The Winter 2012 edition of the O'Reilly Strata Conference will offer sessions for everyone to the businessperson trying to figure out just what this whole Big Data thing is all about, to the hard-core data scientist wonks who are bringing all this new technology to the fore.
Big Data has gotten a lot of attention in the past couple of years, as Hadoop, Cassandra, MapReduce, and other open source technologies have enabled businesses and governments to use data in ways unheard of when using relational database technology. The Strata Conference is the first and most prominent gathering for any party interested in learning about just what makes big data tick.
And that, according to Founding Chair Edd Dumbill, is part of the whole point of Strata: educating users and data scientists about the benefits and applications of Dig Data.
"There are three main themes examined at Strata," Dumbill said in a recent interview, "The increasing of data and the growth of ubiquitous computing are two, which form the start of an arc to the third aspect."
The arc, Dumbill continued, leads to a much higher level of interconnectivity, the so-called "Internet of Things," which describes the billions of objects tagged and otherwise connected to the internet, each providing massive amounts of data to be collected and processed.
But processed by whom?
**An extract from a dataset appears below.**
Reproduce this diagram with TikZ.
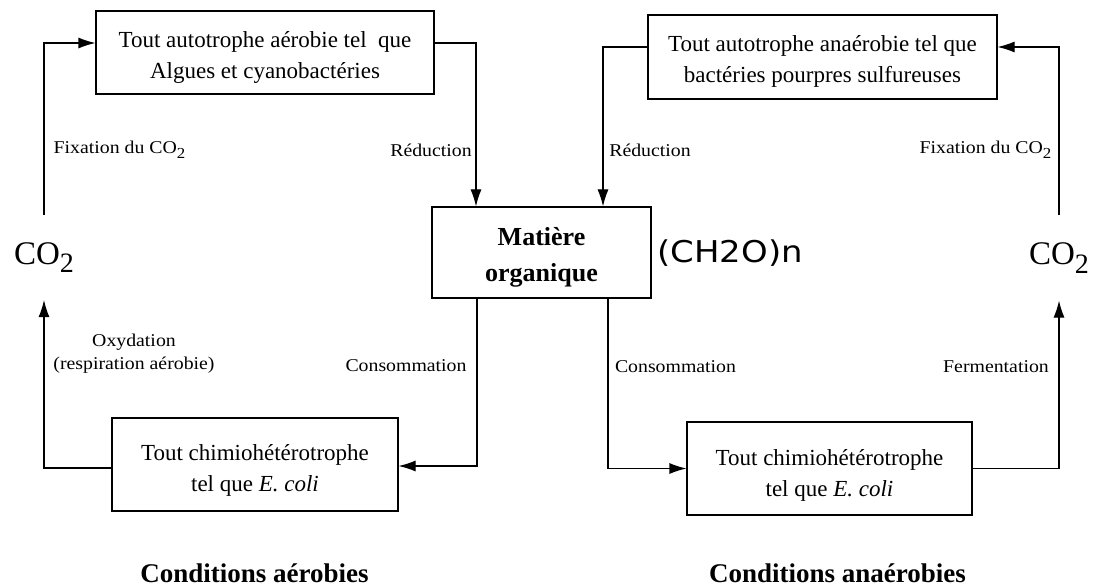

Stored how? And utilised in what manner? Those are the key questions that gatherings, like Strata, hope to address, particularly that last, third part of the arc: how data is used. This is what Dumbill euphemistically refers to as "data and the final mile."
The "final mile" is likely a familiar term to network engineers: it refers to the all-important connectivity between the end-user and the rest of the internet.
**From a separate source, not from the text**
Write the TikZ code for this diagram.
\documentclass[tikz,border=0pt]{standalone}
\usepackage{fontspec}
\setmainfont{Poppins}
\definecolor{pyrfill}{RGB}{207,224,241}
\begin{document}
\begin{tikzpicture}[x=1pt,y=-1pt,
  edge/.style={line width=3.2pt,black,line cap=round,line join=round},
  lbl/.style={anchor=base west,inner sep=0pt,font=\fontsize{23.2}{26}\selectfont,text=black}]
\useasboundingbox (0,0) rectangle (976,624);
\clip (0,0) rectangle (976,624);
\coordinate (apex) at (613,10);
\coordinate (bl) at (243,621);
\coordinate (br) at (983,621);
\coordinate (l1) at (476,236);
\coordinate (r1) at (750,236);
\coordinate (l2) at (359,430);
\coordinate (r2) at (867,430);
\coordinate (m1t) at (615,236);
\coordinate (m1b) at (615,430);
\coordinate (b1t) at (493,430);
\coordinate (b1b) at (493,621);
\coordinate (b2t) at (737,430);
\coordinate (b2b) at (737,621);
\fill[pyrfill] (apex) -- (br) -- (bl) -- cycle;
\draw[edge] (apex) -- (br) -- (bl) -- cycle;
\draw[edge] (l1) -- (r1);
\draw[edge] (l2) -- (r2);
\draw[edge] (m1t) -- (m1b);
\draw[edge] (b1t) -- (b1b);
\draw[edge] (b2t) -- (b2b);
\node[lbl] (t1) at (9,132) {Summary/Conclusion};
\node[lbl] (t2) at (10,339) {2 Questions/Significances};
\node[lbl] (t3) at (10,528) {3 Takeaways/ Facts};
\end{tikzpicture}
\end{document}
"So it is with data science and analytics within a business," Dumbill. For data, the "final mile" refers to the capability to properly process data and convey what's really important: information.
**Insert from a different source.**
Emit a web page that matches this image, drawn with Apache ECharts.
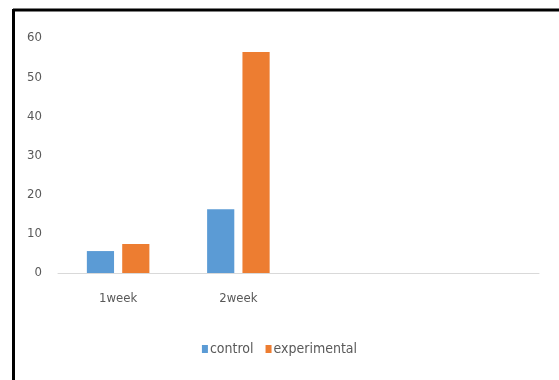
<!DOCTYPE html>
<html><head><meta charset="utf-8">
<script src="https://cdn.jsdelivr.net/npm/echarts@6/dist/echarts.min.js"></script>
<style>html,body{margin:0;padding:0;background:#fff}#c{width:559px;height:380px}</style>
</head><body><div id="c"></div>
<script>
const categories = ['1week', '2week', '', ''];
const controlValues = [5.6, 16.3, null, null];
const experimentalValues = [7.4, 56.4, null, null];
const seriesNames = ['control', 'experimental'];
const yTicks = {min: 0, max: 60, interval: 10};

const font = "'Liberation Sans Narrow','DejaVu Sans Condensed',sans-serif";
const chart = echarts.init(document.getElementById('c'));
chart.setOption({
  animation: false,
  backgroundColor: '#fff',
  textStyle: {fontFamily: font},
  grid: {left: 58, right: 20, top: 38, bottom: 107},
  legend: {
    data: seriesNames, bottom: 19, left: 'center',
    itemWidth: 6, itemHeight: 8, itemGap: 12,
    icon: 'rect',
    textStyle: {fontFamily: font, fontSize: 14, color: '#595959', padding: [0, 0, 0, -3]}
  },
  xAxis: {
    type: 'category', data: categories,
    axisLine: {lineStyle: {color: '#d9d9d9', width: 1}},
    axisTick: {show: false},
    axisLabel: {color: '#595959', fontSize: 13, margin: 19, fontFamily: font}
  },
  yAxis: {
    type: 'value', min: yTicks.min, max: yTicks.max, interval: yTicks.interval,
    axisLine: {show: false}, axisTick: {show: false},
    splitLine: {show: false},
    axisLabel: {color: '#595959', fontSize: 13, margin: 16, fontFamily: font}
  },
  series: [
    {name: seriesNames[0], type: 'bar', data: controlValues, itemStyle: {color: '#5B9BD5'},
     barGap: '30%', barCategoryGap: '48%'},
    {name: seriesNames[1], type: 'bar', data: experimentalValues, itemStyle: {color: '#ED7D31'},
     barGap: '30%', barCategoryGap: '48%'}
  ],
  graphic: [
    {type: 'line', shape: {x1: 13, y1: 10, x2: 559, y2: 10}, style: {stroke: '#000', lineWidth: 3}},
    {type: 'line', shape: {x1: 13.5, y1: 9, x2: 13.5, y2: 380}, style: {stroke: '#000', lineWidth: 3}}
  ]
});
</script></body></html>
The bridge of turning data to information (which can then be used to acquire knowledge) is exactly where the data scientist lives, and it's a skill that is still lacking within this burgeoning field.
Data scientists are described by Strata organisers as being talented in engineering, data management, mathematics, and writing. "The art of storytelling and visualisation are also important," Dumbill explained.
I suggested to Dumbill that an example might be the work of Hans Rosling, who very effectively uses stunning graphics to convey a wealth of information. Dumbill agreed that this was pretty much the same sort of work, though Rosling was not working with truly massive data sets. Data scientists for big data will be able to create models beyond even the work of Rosling.
"The headline here is that there are still very few data scientists to go around," Dumbill said. "The lack of data scientists is our new Von Neumann bottleneck."
Dumbill was quick to emphasise that data scientists do not necessarily have to be all-in-one super geniuses that can do it all. Teams with members whose talents are complimentary toward data science are also very effective.
The first Strata conference of the year will be held in Santa Clara, California, from February 28 until March 1. A second conference will be held in New York later this year. The conference will feature a Jumpstart track that will be "the missing MBA of big data" for businesspeople, as well as a Deep Data track into which data scientists can really sink their collective teeth.
"Strata is the home for the data science community," Dumbill explained, "And we're happy to have an oasis of deep geekery as well."
Tracks on Hadoop, which is currently regarded as the Linux of the Big Data world, as well as a showcase for data startups will also be a part of the three-day conference.